A review by clairewords
The Enlightenment of the Greengage Tree by Shokoofeh Azar

4.0

I was very quickly pulled into this book and for the most part seamlessly travelled between the realistic part of the story and parts where the author shifted into the character's imagination.

Azar uses the lyrical magic realism style of classical Persian storytelling to tell the story of a family of five in the period immediately after the 1979 Islamic revolution and the story is narrated by the spirit of the 13 year old daughter. She wrote the story, inspired by and in an attempt to answer this question:
Can we survive without passion and hope in a religious dictatorial system?

By letting go of the need to have all of the story narrated in the realistic voice, we hang loosely onto the storyline and then detach, like a kite being given more length of string high above, before being pulled back to ground.

Until it got to Beeta's metamorphosis around page 178 and I felt my own mind spinning, trying to stay with it, wondering what was happening. I almost felt defeated, and then arrived that wonderful moment of clarification, when the father is forced to write and as readers we are given a little more insight into the reality we have been protected from and how the imagination carries us through it, and though we might question what was real and what wasn't, it no longer matters, because we understand. And I just LOVE that this appears on page 222.
Dad wrote everything again. This time he cut out all the parts he had realized were incomprehensible to their stale minds, and embellished here and there to make it thoroughly believable.

This made me very curious to understand more about the Persian style of storytelling, whether this was just the author's imagination or something that was inherent in the culture she came from. And this is one of the reasons I just love reading translated fiction, because of the gift of this kind of insight into another culture's storytelling and way of thinking and coping with the often harsh reality of life.

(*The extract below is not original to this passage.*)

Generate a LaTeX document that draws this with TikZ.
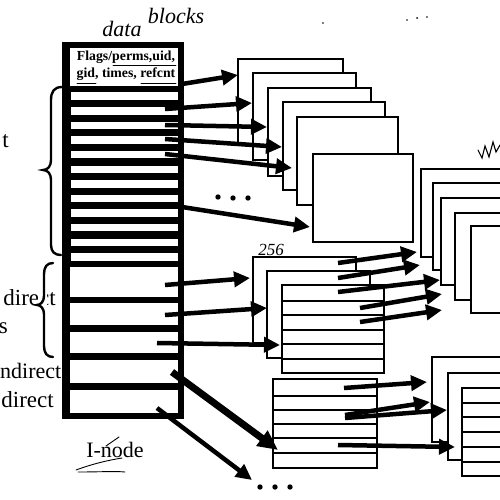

Asked in an interview with the LARB (LA Review of Books) about her use of magical realism, Azar said:
Magical realism comes from an old or ancient deep-seated insight. It is more than a literary style that you can learn at university or from the books. I did not learn it only by reading magic realism modern fictions, but I also learned from mythic texts, Persian classic texts, and my own people’s culture. People of old or ancient cultures sometimes seek the metaphysical solution for realistic problems. And it has nothing to do with superstition or religion. If you learn to look at these beliefs in the right way and deeply, you can find the roots of myths, and important and beautiful meanings in these beliefs.

I highlighted so many passages, too numerous to include, but leave you with this one:
I looked at the eyes of the ghosts sitting around the fire and at Beeta, and suddenly I realized that we dead are the sorrowful part of life, while the living are the joyful side of death. And yet, Beeta was not joyful and it was the sad side of life that she didn't even know she should be joyful in life because there was nothing else she could do. I wanted to tell her this, but was afraid of bringing her damaged spirit down even further. Fortunately, she herself eventually spoke and said, "It seems that from among you, I am the more fortunate because nobody killed me. But I don't feel happy at all." She looked at we who had died. The dead who had been the first to meet her in the world of the living outside Razan. An old man in the group responded, "This is because you don't yet realize how beautiful, young, and healthy you are." Beeta smiled and her cheeks reddened by the light of the fire in silent emotion; and all of us who were dead saw how good the smile looked on her. But as she recalled dark memories, her smile faded and she said, "But the man who loved me simply turned his back on me and married a young girl." The middle-aged man said, "All the better! It means you were lovable enough but he wasn't smart enough to realize it."

This is one of those books that demands perseverance, for which we are warmly rewarded when we do so. I am pleased to read that she is at work on a second novel in a similar style which creates and will attempt to answer the question:

Can true love exist in a religious dictatorship in which the body and love are censored? When you are not allowed to love your body and mind, can you truly be in love with another’s body and mind?